Eric R. Roth (born March 22, 1945) is an American screenwriter. He has been nominated six times for the Academy Award for Best Adapted Screenplay: Forrest Gump (1994), The Insider (1999), Munich (2005), The Curious Case of Benjamin Button (2008), A Star Is Born (2018), and Dune (2021), winning for Forrest Gump; he also earned a Best Picture nomination for producing Mank (2020). Roth also worked on the screenplays for the Oscar-nominated films Ali (2001), Extremely Loud & Incredibly Close (2011), and Killers of the Flower Moon (2023).

In 2026, Roth made his playwriting debut on London's West End with his stage adaptation of High Noon.

==Early life and education==
Roth was born in New York City, New York, into a Jewish family, the son of Miriam "Mimi", a teacher, studio executive, and radio writer, and Leon Roth, a university teacher and film producer. He grew up in Bedford–Stuyvesant, Brooklyn in New York.
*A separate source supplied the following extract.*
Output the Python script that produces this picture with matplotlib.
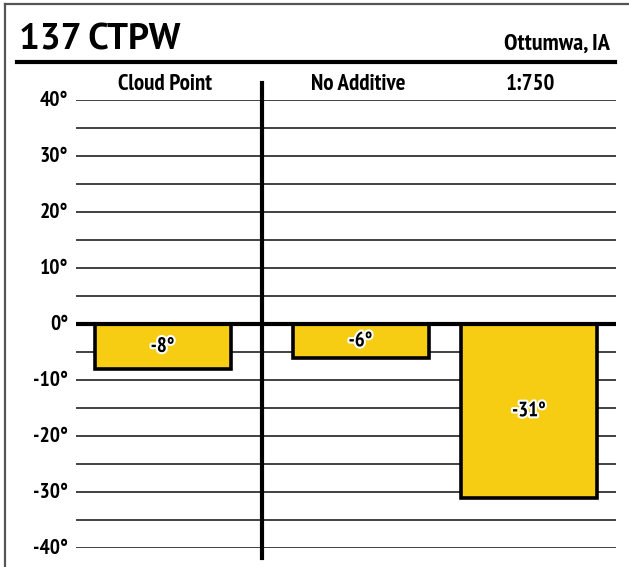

He grew up boxing and would credit some of his later successes to habits learned from the sport.

Roth went to college at the University of California, Santa Barbara and graduated in 1966. He later attended UCLA Film School as part of the class of 1973.

==Career==
Roth won the Academy Award for Best Adapted Screenplay for Forrest Gump. He is known for writing his scripts in an obsolete MS-DOS application called Movie Master without Internet access and distributing the scripts only in hard copy formats. He followed his Academy Award win by co-writing screenplays for several Oscar-nominated films, including The Insider, Munich, The Curious Case of Benjamin Button, and A Star Is Born. While writing The Curious Case of Benjamin Button, he lost both of his parents, and as a result views the film as "my most personal movie."

==Personal life==
Roth lives in Santa Monica, California. He has five children, including documentary filmmaker Vanessa Roth, and filmmakers Geoffrey Roth and Alec Roth; and six grandchildren.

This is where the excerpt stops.